Reproduce the lines of the material exactly, excluding every image.

SOURCE MATERIAL →
>>>
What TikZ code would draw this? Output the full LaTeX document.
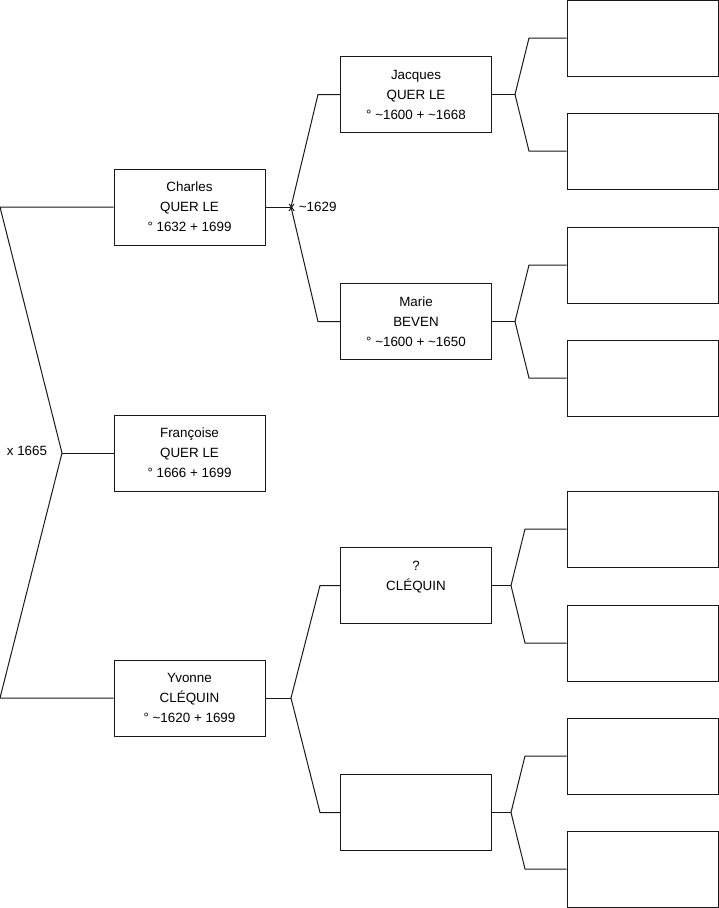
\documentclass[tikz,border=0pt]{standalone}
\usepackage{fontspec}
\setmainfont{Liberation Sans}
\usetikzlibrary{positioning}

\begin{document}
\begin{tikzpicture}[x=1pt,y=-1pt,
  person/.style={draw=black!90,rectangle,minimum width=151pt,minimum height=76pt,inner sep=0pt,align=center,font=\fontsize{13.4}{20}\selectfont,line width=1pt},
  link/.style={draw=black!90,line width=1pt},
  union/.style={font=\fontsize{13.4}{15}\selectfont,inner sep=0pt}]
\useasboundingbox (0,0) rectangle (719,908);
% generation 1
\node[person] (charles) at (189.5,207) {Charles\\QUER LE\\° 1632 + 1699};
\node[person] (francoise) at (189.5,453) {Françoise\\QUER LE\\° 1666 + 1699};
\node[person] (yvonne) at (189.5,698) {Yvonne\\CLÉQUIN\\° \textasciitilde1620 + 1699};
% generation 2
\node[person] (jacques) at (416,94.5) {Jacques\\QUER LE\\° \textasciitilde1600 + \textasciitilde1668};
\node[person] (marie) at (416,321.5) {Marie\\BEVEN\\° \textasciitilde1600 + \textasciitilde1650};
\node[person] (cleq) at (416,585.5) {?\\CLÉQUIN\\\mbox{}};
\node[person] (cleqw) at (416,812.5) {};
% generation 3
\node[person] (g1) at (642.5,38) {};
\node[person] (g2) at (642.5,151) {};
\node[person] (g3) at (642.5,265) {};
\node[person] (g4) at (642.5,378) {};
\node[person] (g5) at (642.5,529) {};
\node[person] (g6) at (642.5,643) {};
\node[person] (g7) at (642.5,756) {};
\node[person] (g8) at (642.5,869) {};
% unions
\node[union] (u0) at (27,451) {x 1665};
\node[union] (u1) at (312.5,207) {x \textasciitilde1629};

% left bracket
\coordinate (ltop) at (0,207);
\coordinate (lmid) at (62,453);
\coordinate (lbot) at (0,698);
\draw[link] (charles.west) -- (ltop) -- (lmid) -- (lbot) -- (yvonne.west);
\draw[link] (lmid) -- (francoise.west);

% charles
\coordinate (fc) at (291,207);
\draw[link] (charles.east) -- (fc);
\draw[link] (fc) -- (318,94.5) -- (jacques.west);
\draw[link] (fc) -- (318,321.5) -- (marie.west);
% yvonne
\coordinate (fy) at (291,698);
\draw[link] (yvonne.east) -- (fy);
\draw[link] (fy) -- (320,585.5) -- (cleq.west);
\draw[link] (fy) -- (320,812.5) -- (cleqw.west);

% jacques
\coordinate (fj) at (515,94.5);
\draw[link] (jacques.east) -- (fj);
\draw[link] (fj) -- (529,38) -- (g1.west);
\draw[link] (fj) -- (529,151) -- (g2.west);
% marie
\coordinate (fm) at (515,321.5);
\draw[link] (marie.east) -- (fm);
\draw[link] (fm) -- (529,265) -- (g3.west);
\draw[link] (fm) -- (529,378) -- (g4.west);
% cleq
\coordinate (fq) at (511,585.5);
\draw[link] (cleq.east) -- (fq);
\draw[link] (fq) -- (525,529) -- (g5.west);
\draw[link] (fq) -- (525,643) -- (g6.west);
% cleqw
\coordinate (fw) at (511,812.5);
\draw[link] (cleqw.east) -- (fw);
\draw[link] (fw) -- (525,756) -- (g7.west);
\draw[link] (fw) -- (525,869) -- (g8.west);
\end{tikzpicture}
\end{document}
<<<
SOLUTION TO THE EXERCISE →
What TikZ code would draw this? Output the full LaTeX document.
\documentclass[tikz,border=0pt]{standalone}
\usepackage{fontspec}
\setmainfont{Liberation Sans}
\usetikzlibrary{positioning}

\begin{document}
\begin{tikzpicture}[x=1pt,y=-1pt,
  person/.style={draw=black!90,rectangle,minimum width=151pt,minimum height=76pt,inner sep=0pt,align=center,font=\fontsize{13.4}{20}\selectfont,line width=1pt},
  link/.style={draw=black!90,line width=1pt},
  union/.style={font=\fontsize{13.4}{15}\selectfont,inner sep=0pt}]
\useasboundingbox (0,0) rectangle (719,908);
% generation 1
\node[person] (charles) at (189.5,207) {Charles\\QUER LE\\° 1632 + 1699};
\node[person] (francoise) at (189.5,453) {Françoise\\QUER LE\\° 1666 + 1699};
\node[person] (yvonne) at (189.5,698) {Yvonne\\CLÉQUIN\\° \textasciitilde1620 + 1699};
% generation 2
\node[person] (jacques) at (416,94.5) {Jacques\\QUER LE\\° \textasciitilde1600 + \textasciitilde1668};
\node[person] (marie) at (416,321.5) {Marie\\BEVEN\\° \textasciitilde1600 + \textasciitilde1650};
\node[person] (cleq) at (416,585.5) {?\\CLÉQUIN\\\mbox{}};
\node[person] (cleqw) at (416,812.5) {};
% generation 3
\node[person] (g1) at (642.5,38) {};
\node[person] (g2) at (642.5,151) {};
\node[person] (g3) at (642.5,265) {};
\node[person] (g4) at (642.5,378) {};
\node[person] (g5) at (642.5,529) {};
\node[person] (g6) at (642.5,643) {};
\node[person] (g7) at (642.5,756) {};
\node[person] (g8) at (642.5,869) {};
% unions
\node[union] (u0) at (27,451) {x 1665};
\node[union] (u1) at (312.5,207) {x \textasciitilde1629};

% left bracket
\coordinate (ltop) at (0,207);
\coordinate (lmid) at (62,453);
\coordinate (lbot) at (0,698);
\draw[link] (charles.west) -- (ltop) -- (lmid) -- (lbot) -- (yvonne.west);
\draw[link] (lmid) -- (francoise.west);

% charles
\coordinate (fc) at (291,207);
\draw[link] (charles.east) -- (fc);
\draw[link] (fc) -- (318,94.5) -- (jacques.west);
\draw[link] (fc) -- (318,321.5) -- (marie.west);
% yvonne
\coordinate (fy) at (291,698);
\draw[link] (yvonne.east) -- (fy);
\draw[link] (fy) -- (320,585.5) -- (cleq.west);
\draw[link] (fy) -- (320,812.5) -- (cleqw.west);

% jacques
\coordinate (fj) at (515,94.5);
\draw[link] (jacques.east) -- (fj);
\draw[link] (fj) -- (529,38) -- (g1.west);
\draw[link] (fj) -- (529,151) -- (g2.west);
% marie
\coordinate (fm) at (515,321.5);
\draw[link] (marie.east) -- (fm);
\draw[link] (fm) -- (529,265) -- (g3.west);
\draw[link] (fm) -- (529,378) -- (g4.west);
% cleq
\coordinate (fq) at (511,585.5);
\draw[link] (cleq.east) -- (fq);
\draw[link] (fq) -- (525,529) -- (g5.west);
\draw[link] (fq) -- (525,643) -- (g6.west);
% cleqw
\coordinate (fw) at (511,812.5);
\draw[link] (cleqw.east) -- (fw);
\draw[link] (fw) -- (525,756) -- (g7.west);
\draw[link] (fw) -- (525,869) -- (g8.west);
\end{tikzpicture}
\end{document}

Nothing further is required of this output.